Even casual observers of the Harvard University leadership debacle this past month have been mortified by the startling series of events leading up to yesterday’s resignation of its president, Claudine Gay.
Gay, who only became president on July 1 of this year, will be replaced by Harvard Provost Alan Garber, who has agreed to serve as interim president until a permanent replacement is installed.
The firestorm erupted back on December 5 when the now former Ivy League head, testifying before a congressional committee, initially refused to denounce the genocide of Jewish people. Shockingly, administration and students stood by her, but it seems her fate was sealed after dozens of plagiarism charges surfaced the last few weeks.
Writing to members of the Harvard community, Gay acknowledged that “after consultation with members of the Corporation, it has become clear that it is in the best interests of Harvard for me to resign so that our community can navigate this moment of extraordinary challenge with a focus on the institution rather than any individual.”
Yet in a sign that neither Gay nor Harvard leadership seems to understand just how damaging her ideology or behavior has been to the institution’s credibility and reputation, the now former president will remain at the school as a member of the faculty.
The deterioration of Harvard hasn’t come overnight, nor is it a surprise to anyone who has followed the school over the years.

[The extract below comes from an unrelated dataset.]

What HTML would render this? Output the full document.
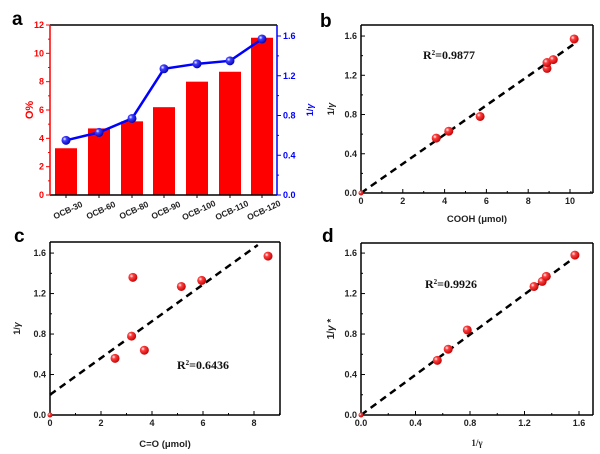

Back in June, the United States Supreme Court struck down the Harvard’s and the University of North Carolina’s race-conscious admissions policy, an effort the New England school spent over $40 million defending.
Writing for the majority, Chief Justice John G. Roberts noted, “The Harvard and U.N.C. admissions programs cannot be reconciled with the guarantees of the equal protection clause. Both programs lack sufficiently focused and measurable objectives warranting the use of race, unavoidably employ race in a negative manner, involve racial stereotyping and lack meaningful end points.”
Yet, Harvard’s slide is even more acute and disappointing when you consider the school’s origins and its namesake, Puritan minister John Harvard.
Born in London, John Harvard was a devout believer in Jesus Christ. Arriving in New England, he became assistant pastor of the First Church of Charleston. He was invited to help draft the territory’s “Body of Liberties’ – the area’s first legal code.
Tragically, John soon contracted tuberculosis and his health quickly deteriorated. He died in 1638. He was just 31 years old. Thanks to a family inheritance from land in Europe, John gifted his sizable estate (both books and money) to an upstart university in New Towne – the school that would eventually be named after him.
Of course, Harvard’s original students would barely recognize the current school. Back in 1646, the colleges “Rules and Precepts” included these directives:
Let every Student be plainly instructed, and earnestly pressed to consider well, the main end of his life and studies is, to know God and Jesus Christ which is eternal life (John 17:3) and therefore to lay Christ in the bottom, as the only foundation of all sound knowledge and Learning. And seeing the Lord only giveth wisdom, Let everyone seriously set himself by prayer in secret to seek it of him (Proverbs 2:3).
In 1650, the school’s motto left no question about leadership’s spiritual convictions:
In Christi Gloriam – For the glory of Christ.
By 1692, the school’s spiritual foundations had only grown stronger, boasting the following motto:
Veritas, Christo et ecclesiae – Truth, for Christ and the Church.
Of course, some Christians still attend and even teach at Harvard, but those who warn about the slide and dangers of an untended and untamed culture can do no better than point to Harvard’s tragic tumble from a thriving seminary to a moral cesspool.